Quando o atleta entra no lugar do jogador

O Pelé era um jogador que tinha algumas características muito avançadas para a época em que jogou, principalmente na parte física. Ele era um jogador que tinha um vigor maior que os outros, muita velocidade, muita explosão. Tecnicamente, também tinha muitas qualidades. Finalizava de direita, de esquerda, cabeceava muito bem. 

Pelé mudou algumas coisas importantes para o esporte. Talvez ele tenha sido o cara que expôs a necessidade de se transformar jogadores de futebol em atletas. Mudou o ritmo do jogo. Ele acabou sendo um marco.

O jogo era mais cadenciado, mais lento. Pelé chegou como um motor, que regia o jogo. Era ele quem controlava a velocidade do jogo, quem dominava a bola durante a partida.

Com as ações controladas, era um jogador absurdamente objetivo. Sempre para frente, sempre agressivo. Buscava o gol incessavelmente e, como meia-atacante, ainda tinha a capacidade de municiar com perfeição seus companheiros de equipe.

Pelé era arco e flecha. Assumia diversas funções dentro de campo, em uma época que tudo era setorizado. Sua flutuação rápida e eficiente, graças ao vigor físico, embaralhava a estratégia dos adversários. Fez jogadas que as pessoas nunca viram e mostrou uma genialidade que evidenciava que Pelé jogava um esporte diferente dos demais.

Diferente não: a frente de seu tempo. Esse vigor físico, essa capacidade atlética do jogador é requisito mínimo hoje em dia. Quem é uma das grandes referências desta geração? Cristiano Ronaldo, a máquina decisiva. Um atleta excepcional, que elevou tal qual Pelé, essa questão da saúde física relacionada à resultados e performance.

O peso de se tornar uma celebridade: o outro lado da fama

Liberdade poética para dizer que Pelé esteve para o Brasil assim como os Beatles estiveram para a Inglaterra. Era um fenômeno nacional. Uma celebridade. Todos conheciam o Pelé. Chegou naquela dimensão que a vida de Edson, de Três Corações, já era inconcebível. O anonimato para ir a espaços públicos não existia mais.

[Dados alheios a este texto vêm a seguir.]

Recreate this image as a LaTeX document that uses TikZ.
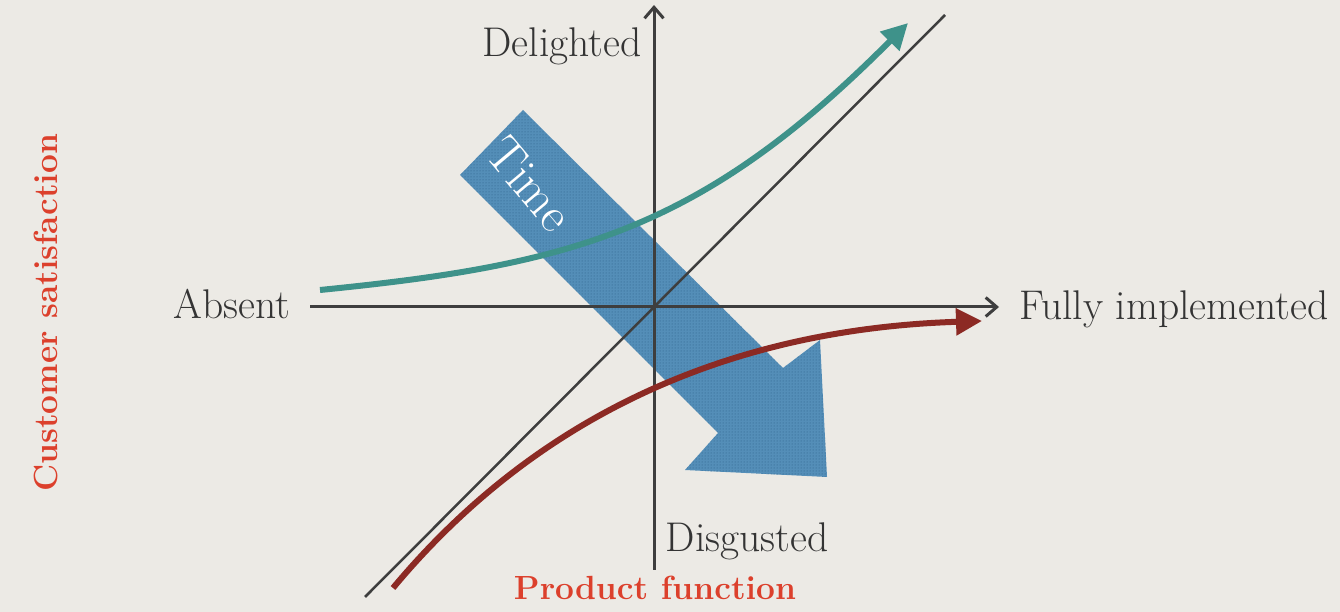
\documentclass[tikz,border=0pt]{standalone}
\usepackage{tikz}
\usetikzlibrary{arrows.meta,patterns}
\definecolor{bggray}{RGB}{236,234,229}
\definecolor{axisgray}{RGB}{62,62,62}
\definecolor{textgray}{RGB}{52,52,52}
\definecolor{delightteal}{RGB}{62,146,138}
\definecolor{disgustred}{RGB}{140,42,36}
\definecolor{timeblue}{RGB}{84,142,184}
\definecolor{timedots}{RGB}{44,94,134}
\definecolor{titlered}{RGB}{220,64,44}

\begin{document}
\begin{tikzpicture}[x=1pt,y=1pt,
    axis/.style={line width=3pt, draw=axisgray, -{Straight Barb[length=11pt,width=19pt]}},
    curve/.style={line width=6pt, -{Triangle[length=26pt,width=26pt]}},
    lbl/.style={text=textgray, font=\fontsize{41.5}{44}\selectfont, inner sep=0pt, anchor=base},
    axistitle/.style={text=titlered, font=\fontsize{33.5}{36}\selectfont\bfseries, inner sep=0pt, anchor=base},
    timetext/.style={rotate=-50, font=\fontsize{50}{52}\selectfont, inner sep=0pt}]
    % Background
    \fill[bggray] (0,0) rectangle (1340,612);
    \useasboundingbox (0,0) rectangle (1340,612);

    % Time arrow
    \fill[timeblue, postaction={pattern=dots, pattern color=timedots}]
        (523,502) -- (460,437) -- (718,179) -- (685,142) -- (827,135) -- (820,272) -- (783,244) -- cycle;
    \node[timetext, text=white] (time) at (530,428) {Time};

    % Draw the axes
    \draw[axis] (310,305) -- (999,305);
    \draw[axis] (654,42) -- (654,607);
    \draw[line width=2.5pt, axisgray] (365,15) -- (945,597);% linear

    % Draw the curves
    \draw[curve, delightteal] (320,322) .. controls (570,347) and (700,380) .. (908,589);
    \draw[curve, disgustred] (393,24) .. controls (538,198) and (732,283) .. (982,291);

    % Labels
    \node[lbl] (delighted) at (562,555) {Delighted};
    \node[lbl] (absent) at (232,293) {Absent};
    \node[lbl] (fully) at (1174,292) {Fully implemented};
    \node[lbl] (disgusted) at (747,60) {Disgusted};
    \node[axistitle] (product) at (655,12) {Product function};
    \node[axistitle, rotate=90] (customer) at (57,299) {Customer satisfaction};
\end{tikzpicture}
\end{document}
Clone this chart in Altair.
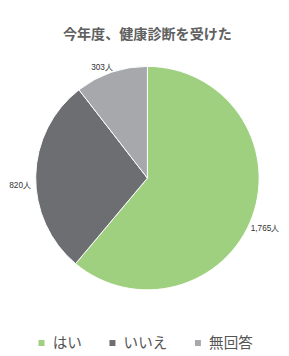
import altair as alt
import pandas as pd

categories = ["はい", "いいえ", "無回答"]
values = [1765, 820, 303]
labels = ["1,765人", "820人", "303人"]
colors = ["#9fd07f", "#6d6e72", "#a7a8ac"]
aligns = ["left", "right", "center"]

df = pd.DataFrame({"cat": categories, "val": values, "label": labels,
                   "order": [0, 1, 2], "align": aligns})

base = alt.Chart(df).transform_window(
    cum="sum(val)", sort=[alt.SortField("order")], frame=[None, 0]
).transform_joinaggregate(total="sum(val)").transform_calculate(
    start="(datum.cum - datum.val) / datum.total",
    end="datum.cum / datum.total",
    mid="(datum.cum - datum.val / 2) / datum.total",
)

tscale = alt.Scale(domain=[0, 1])

pie = base.mark_arc(outerRadius=115, stroke="white", strokeWidth=1).encode(
    theta=alt.Theta("start:Q", scale=tscale),
    theta2="end:Q",
    color=alt.Color(
        "cat:N",
        scale=alt.Scale(domain=categories, range=colors),
        sort=categories,
        legend=alt.Legend(
            orient="none",
            legendX=20,
            legendY=290,
            direction="horizontal",
            title=None,
            symbolType="square",
            symbolSize=38,
            labelFontSize=15,
            labelColor="#555555",
            labelFont="Noto Sans CJK JP",
            labelOffset=4,
            columnPadding=23,
            symbolStrokeWidth=0,
        ),
    ),
)

# (align, radius, theta offset in radians)
label_specs = [("left", 118, 0.10), ("right", 120, -0.08), ("center", 123, -0.06)]
layers = [pie]
for a, r, off in label_specs:
    layers.append(
        base.transform_filter(alt.datum.align == a)
        .mark_text(radius=r, thetaOffset=off, fontSize=8.5, color="#333333",
                   font="Liberation Sans", align=a, baseline="middle")
        .encode(theta=alt.Theta("mid:Q", scale=tscale), text="label:N")
    )

chart = alt.layer(*layers).properties(
    width=273,
    height=256,
    padding={"top": 14, "left": 0, "right": 0, "bottom": 0},
    autosize=alt.AutoSizeParams(type="pad"),
    title=alt.TitleParams(
        "今年度、健康診断を受けた",
        fontSize=14.5,
        color="#606060",
        font="Noto Sans CJK JP",
        fontWeight="bold",
        offset=12,
    ),
).configure_view(stroke=None)

chart.save("out.html", embed_options={"renderer": "svg", "actions": False})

E isso em uma época que não existia redes sociais. Aqui no Brasil, male male rede telefônica. Existia o telefone da padaria. Pelé ultrapassa todos esses limites e se torna o grande rosto do Brasil. Sua carreira deixou de ser apenas “jogador de futebol”. Passa a fazer propagandas, participar de eventos sociais e políticos, ser engolido pela mídia e por aí vai. Pelé até se aventurou pela música.

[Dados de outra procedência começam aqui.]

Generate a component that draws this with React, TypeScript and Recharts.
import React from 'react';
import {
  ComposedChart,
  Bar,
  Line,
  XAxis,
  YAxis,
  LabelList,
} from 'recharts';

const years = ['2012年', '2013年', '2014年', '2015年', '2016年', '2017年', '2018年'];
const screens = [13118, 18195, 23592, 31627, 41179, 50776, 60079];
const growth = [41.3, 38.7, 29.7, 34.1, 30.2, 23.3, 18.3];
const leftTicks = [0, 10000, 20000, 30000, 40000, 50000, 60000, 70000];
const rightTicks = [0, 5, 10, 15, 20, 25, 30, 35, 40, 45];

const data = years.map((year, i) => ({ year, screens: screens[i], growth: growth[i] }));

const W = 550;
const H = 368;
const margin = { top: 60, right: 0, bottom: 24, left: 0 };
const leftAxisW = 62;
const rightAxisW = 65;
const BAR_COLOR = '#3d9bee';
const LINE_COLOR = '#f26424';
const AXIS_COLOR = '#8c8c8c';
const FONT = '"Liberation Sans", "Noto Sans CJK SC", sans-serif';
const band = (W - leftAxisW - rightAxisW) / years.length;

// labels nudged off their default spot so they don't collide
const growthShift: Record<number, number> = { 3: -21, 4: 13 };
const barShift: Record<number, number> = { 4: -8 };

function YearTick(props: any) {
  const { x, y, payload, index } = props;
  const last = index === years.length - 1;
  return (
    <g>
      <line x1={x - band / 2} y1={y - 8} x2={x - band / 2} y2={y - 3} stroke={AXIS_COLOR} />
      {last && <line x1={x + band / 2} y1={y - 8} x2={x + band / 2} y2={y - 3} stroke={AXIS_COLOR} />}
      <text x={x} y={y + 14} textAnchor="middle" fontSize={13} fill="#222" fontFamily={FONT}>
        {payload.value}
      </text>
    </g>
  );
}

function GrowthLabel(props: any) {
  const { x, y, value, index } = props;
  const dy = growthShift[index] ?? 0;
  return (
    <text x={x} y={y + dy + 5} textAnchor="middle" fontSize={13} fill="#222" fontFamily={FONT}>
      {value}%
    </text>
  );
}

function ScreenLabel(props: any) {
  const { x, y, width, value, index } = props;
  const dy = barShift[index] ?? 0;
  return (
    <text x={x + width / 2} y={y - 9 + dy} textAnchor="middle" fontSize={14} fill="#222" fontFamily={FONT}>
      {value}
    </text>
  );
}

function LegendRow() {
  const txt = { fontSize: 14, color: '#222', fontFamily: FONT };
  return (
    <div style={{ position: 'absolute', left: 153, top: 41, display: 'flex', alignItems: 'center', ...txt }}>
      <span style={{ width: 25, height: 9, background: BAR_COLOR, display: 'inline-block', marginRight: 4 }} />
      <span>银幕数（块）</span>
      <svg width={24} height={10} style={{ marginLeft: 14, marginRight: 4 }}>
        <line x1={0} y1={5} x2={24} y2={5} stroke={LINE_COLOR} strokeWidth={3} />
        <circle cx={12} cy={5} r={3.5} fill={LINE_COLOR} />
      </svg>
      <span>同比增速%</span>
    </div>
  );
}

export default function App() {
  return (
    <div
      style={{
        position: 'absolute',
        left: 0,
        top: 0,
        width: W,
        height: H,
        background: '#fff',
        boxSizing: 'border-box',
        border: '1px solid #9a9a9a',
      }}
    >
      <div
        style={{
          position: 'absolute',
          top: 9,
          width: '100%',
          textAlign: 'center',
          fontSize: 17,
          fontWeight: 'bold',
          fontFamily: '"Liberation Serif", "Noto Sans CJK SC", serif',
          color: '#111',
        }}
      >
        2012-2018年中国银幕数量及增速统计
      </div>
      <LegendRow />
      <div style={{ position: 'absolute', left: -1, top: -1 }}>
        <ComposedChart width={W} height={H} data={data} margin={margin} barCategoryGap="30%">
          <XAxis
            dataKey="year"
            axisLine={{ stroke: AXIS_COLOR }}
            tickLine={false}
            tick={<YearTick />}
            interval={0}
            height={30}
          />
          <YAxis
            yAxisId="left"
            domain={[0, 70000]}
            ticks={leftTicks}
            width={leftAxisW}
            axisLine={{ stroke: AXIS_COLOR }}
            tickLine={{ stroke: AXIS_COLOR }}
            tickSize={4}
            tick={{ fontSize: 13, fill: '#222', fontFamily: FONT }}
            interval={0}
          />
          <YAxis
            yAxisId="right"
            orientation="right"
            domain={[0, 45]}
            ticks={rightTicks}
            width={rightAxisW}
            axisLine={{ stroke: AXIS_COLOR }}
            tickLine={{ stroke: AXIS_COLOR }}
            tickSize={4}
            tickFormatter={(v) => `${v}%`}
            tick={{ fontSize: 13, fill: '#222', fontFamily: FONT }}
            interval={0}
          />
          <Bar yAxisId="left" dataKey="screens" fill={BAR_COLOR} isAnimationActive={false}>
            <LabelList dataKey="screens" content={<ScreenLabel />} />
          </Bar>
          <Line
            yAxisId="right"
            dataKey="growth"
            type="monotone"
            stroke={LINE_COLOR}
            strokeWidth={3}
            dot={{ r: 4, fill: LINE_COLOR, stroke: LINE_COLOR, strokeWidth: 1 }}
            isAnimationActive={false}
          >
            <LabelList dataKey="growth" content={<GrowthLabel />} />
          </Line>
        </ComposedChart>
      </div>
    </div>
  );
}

É a primeira celebridade do futebol brasileiro. É a primeira pessoa que tem que balancear o desempenho esportivo, com uma agenda de figura pública. O lado obscuro da fama, o peso de se tornar uma celebridade. Você não tem um foco, você precisa equilibrar mais pratos que o devido.

A carreira de Pelé é inegavelmente recheada de conquistas, das mais importantes que temos. Mas também é entrelaçada por diversas contradições, entre elas algumas envolvendo falta de posicionamento em questões sobre ditadura militar e racismo.

Mas a questão é que Pelé começou a ser indagado por todas essas questões a partir do momento que trouxe uma Copa do Mundo. Que participou da segunda conquista. Que foi o maior protagonista da terceira, diante de tantos outros protagonistas.  

Antes disso, Pelé era Edson Arantes do Nascimento, o menino que pisava descalço no chão de barro de Três Corações. Que não teve acesso a nada, que não tinha referência de nenhum líder preto, que achava que seu destino era aquilo que sempre lhe fora prometido. Do nada esse mesmo menino se encontra no Palácio Presidencial, apertando a mão da maior autoridade do país? Era uma ditadura, claro, mas não adianta cobrar uma postura de Edson que não condiz com o que a vida pouco ensinara. 

Esse é o lado obscuro da fama. Com ela vem responsabilidades e um compromisso com uma imagem idílica que as pessoas não conseguem manter 100% do tempo, para todo mundo. Uma hora escorrega para um lado, uma hora escorrega para outro. É o preço do tamanho.

É sim uma figura contraditória e um atleta que chegou ao seu nível precisa se conscientizar diante das questões que estão acontecendo com o mundo e com os direitos universais garantidos para cada um. Quem tem acesso a informação não pode se abster. Pelé se absteve em muitos momentos, mas ninguém está em posição de julgar.

Para quem tem sua história de vida, sobreviver diante das circunstâncias sempre foi uma conquista para um menino preto. Assim como é para muitos meninos pretos de hoje, inclusive que jogam também na seleção brasileira.